▶ AIM: Output nothing but the lines from the one with "Recreate this image" through the one with "(0,0) rectangle (785,466);", including both. Leave the pictures out of the copy.

▶ EXTRACTED RECORDS:
►
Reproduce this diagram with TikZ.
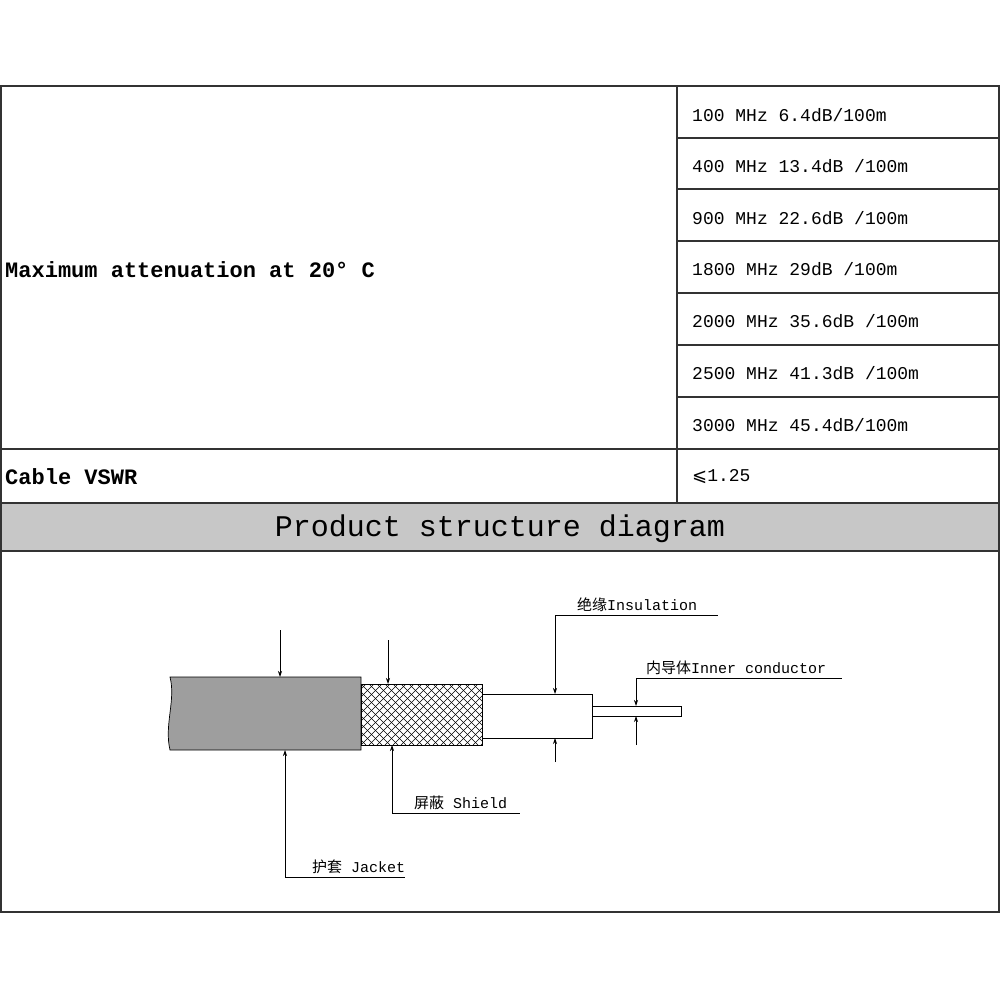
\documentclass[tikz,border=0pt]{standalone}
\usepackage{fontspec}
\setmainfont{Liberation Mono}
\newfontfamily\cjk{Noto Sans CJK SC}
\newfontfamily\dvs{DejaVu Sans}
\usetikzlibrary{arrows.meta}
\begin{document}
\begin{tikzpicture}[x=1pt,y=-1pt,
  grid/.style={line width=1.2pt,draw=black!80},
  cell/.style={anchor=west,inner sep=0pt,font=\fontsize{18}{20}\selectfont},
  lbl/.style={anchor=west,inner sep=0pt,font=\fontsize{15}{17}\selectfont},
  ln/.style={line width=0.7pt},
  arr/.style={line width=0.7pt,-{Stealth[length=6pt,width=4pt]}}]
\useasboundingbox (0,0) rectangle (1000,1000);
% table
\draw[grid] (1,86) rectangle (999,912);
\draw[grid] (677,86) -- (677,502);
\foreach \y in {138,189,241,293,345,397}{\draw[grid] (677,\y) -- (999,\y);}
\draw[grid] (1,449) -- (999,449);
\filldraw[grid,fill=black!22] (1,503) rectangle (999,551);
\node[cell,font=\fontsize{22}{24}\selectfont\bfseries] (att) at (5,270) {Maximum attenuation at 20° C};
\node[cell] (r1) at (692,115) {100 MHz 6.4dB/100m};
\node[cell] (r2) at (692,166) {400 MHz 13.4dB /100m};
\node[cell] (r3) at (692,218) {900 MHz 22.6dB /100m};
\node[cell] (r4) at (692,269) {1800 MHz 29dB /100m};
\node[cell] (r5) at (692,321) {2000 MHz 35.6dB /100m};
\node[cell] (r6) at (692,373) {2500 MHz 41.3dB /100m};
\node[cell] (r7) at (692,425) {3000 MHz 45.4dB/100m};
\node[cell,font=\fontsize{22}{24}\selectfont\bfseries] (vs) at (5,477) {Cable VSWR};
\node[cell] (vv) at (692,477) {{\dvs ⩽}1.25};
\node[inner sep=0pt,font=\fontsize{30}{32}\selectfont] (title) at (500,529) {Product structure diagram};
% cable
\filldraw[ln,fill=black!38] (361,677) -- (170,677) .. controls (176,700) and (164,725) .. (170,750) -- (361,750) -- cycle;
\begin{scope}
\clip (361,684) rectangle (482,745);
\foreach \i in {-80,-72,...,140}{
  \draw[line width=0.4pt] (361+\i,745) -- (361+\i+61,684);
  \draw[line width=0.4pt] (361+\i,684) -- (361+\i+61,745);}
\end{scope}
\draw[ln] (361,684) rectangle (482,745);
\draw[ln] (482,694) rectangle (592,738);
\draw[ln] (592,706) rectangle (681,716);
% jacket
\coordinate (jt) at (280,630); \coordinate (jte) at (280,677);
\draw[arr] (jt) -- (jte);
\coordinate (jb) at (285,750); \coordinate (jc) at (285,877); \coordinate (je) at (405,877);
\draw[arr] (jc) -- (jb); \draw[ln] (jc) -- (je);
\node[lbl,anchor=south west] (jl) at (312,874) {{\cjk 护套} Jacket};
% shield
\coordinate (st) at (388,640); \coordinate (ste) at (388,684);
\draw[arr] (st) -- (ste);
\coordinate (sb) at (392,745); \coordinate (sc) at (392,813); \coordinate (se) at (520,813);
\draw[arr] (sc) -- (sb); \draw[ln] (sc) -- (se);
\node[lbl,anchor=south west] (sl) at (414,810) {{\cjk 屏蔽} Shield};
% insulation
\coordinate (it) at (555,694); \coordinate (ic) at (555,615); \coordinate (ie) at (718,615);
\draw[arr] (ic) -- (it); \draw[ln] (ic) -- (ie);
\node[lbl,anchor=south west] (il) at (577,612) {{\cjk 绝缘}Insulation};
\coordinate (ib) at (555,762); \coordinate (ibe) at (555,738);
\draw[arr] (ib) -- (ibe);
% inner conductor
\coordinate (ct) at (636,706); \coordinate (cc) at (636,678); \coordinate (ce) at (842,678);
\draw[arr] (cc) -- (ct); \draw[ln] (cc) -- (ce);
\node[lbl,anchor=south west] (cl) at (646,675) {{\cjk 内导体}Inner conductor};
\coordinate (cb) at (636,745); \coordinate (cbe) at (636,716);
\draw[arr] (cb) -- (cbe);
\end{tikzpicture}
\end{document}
◄
►
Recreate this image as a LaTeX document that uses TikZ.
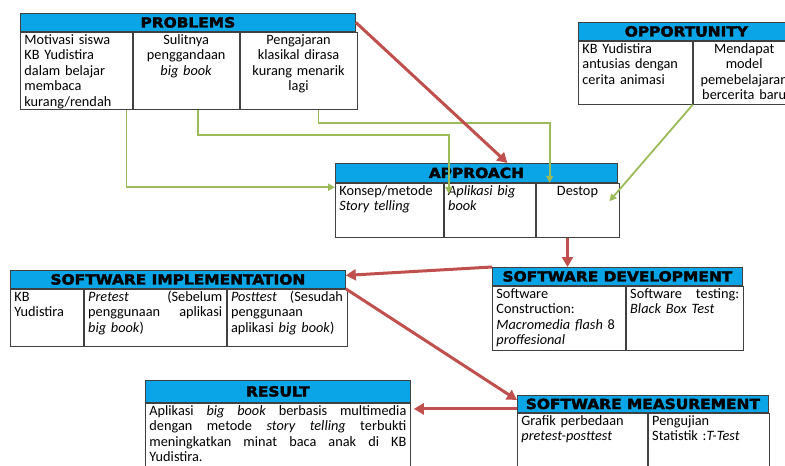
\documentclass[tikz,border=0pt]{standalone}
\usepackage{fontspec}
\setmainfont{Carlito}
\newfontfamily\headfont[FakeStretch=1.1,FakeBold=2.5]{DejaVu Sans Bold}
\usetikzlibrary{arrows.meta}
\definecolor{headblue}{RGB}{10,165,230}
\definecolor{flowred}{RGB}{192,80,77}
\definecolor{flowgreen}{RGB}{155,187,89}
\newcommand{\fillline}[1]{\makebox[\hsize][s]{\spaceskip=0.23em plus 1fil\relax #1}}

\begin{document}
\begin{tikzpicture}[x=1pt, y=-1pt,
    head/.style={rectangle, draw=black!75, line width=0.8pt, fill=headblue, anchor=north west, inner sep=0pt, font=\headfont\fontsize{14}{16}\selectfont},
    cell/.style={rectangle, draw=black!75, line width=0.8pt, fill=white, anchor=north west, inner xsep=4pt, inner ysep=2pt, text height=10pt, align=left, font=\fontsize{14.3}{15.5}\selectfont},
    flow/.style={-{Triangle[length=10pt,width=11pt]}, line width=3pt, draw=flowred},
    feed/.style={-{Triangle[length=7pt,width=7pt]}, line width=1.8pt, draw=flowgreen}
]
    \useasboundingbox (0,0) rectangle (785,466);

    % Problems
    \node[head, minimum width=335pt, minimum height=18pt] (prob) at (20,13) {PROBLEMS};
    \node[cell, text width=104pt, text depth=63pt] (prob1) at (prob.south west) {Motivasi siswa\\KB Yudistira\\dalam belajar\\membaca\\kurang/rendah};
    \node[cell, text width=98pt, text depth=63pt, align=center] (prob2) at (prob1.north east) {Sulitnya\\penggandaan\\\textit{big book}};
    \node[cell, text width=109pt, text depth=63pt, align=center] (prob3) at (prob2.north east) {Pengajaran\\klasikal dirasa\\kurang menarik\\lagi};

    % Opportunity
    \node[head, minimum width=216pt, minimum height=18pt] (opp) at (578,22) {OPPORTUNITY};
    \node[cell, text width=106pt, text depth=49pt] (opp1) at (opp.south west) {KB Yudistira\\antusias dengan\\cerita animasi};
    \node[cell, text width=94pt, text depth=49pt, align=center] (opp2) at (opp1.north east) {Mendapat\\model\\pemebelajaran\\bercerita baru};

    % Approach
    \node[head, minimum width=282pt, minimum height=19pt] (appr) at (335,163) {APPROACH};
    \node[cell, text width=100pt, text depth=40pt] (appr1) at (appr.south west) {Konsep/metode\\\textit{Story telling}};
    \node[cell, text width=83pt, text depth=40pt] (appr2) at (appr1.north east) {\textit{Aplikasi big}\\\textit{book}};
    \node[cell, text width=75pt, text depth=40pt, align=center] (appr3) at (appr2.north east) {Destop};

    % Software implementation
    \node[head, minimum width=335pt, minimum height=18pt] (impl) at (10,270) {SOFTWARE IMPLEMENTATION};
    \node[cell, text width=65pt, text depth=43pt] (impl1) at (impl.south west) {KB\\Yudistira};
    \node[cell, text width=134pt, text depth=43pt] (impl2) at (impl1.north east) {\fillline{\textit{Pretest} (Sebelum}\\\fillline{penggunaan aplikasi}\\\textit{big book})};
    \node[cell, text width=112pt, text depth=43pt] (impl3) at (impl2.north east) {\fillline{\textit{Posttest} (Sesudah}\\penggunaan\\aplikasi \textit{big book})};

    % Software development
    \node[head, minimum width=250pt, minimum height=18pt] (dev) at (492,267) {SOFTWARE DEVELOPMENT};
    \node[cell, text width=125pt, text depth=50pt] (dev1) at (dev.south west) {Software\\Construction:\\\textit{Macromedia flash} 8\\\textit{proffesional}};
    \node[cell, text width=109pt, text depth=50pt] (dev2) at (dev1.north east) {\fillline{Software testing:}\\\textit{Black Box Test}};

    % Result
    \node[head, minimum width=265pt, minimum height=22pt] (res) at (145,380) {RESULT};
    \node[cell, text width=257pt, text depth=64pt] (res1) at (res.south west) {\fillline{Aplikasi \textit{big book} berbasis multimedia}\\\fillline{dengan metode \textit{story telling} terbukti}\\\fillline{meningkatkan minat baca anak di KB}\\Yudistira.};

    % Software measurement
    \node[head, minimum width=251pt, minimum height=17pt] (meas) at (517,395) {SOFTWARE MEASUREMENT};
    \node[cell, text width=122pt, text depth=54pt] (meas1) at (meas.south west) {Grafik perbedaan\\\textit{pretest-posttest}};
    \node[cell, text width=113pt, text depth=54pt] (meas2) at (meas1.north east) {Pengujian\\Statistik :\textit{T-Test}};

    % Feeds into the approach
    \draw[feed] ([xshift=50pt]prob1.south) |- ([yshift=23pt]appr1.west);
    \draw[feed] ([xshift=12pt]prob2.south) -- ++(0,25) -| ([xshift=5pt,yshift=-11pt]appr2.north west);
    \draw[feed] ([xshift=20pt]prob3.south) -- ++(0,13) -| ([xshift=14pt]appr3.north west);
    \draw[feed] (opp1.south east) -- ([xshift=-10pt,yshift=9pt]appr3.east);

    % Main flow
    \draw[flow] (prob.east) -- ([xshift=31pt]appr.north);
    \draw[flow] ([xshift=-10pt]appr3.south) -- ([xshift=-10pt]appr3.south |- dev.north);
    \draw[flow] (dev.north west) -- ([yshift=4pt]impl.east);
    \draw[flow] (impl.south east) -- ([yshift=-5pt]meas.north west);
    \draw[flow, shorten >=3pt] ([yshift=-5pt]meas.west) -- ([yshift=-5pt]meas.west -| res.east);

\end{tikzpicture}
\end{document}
◄
►
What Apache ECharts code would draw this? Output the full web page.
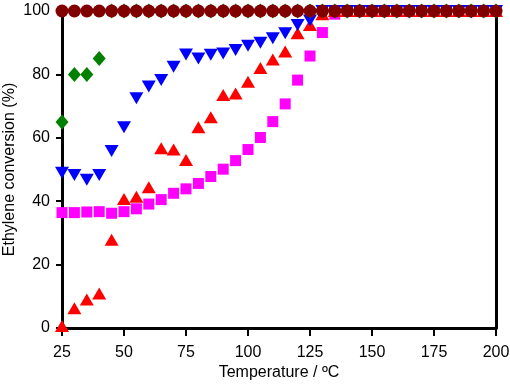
◄
▶ WORKED ANSWER:
Recreate this image as a LaTeX document that uses TikZ.
\documentclass[tikz,border=0pt]{standalone}
\usepackage{fontspec}
\setmainfont{Carlito}
\newfontfamily\headfont[FakeStretch=1.1,FakeBold=2.5]{DejaVu Sans Bold}
\usetikzlibrary{arrows.meta}
\definecolor{headblue}{RGB}{10,165,230}
\definecolor{flowred}{RGB}{192,80,77}
\definecolor{flowgreen}{RGB}{155,187,89}
\newcommand{\fillline}[1]{\makebox[\hsize][s]{\spaceskip=0.23em plus 1fil\relax #1}}

\begin{document}
\begin{tikzpicture}[x=1pt, y=-1pt,
    head/.style={rectangle, draw=black!75, line width=0.8pt, fill=headblue, anchor=north west, inner sep=0pt, font=\headfont\fontsize{14}{16}\selectfont},
    cell/.style={rectangle, draw=black!75, line width=0.8pt, fill=white, anchor=north west, inner xsep=4pt, inner ysep=2pt, text height=10pt, align=left, font=\fontsize{14.3}{15.5}\selectfont},
    flow/.style={-{Triangle[length=10pt,width=11pt]}, line width=3pt, draw=flowred},
    feed/.style={-{Triangle[length=7pt,width=7pt]}, line width=1.8pt, draw=flowgreen}
]
    \useasboundingbox (0,0) rectangle (785,466);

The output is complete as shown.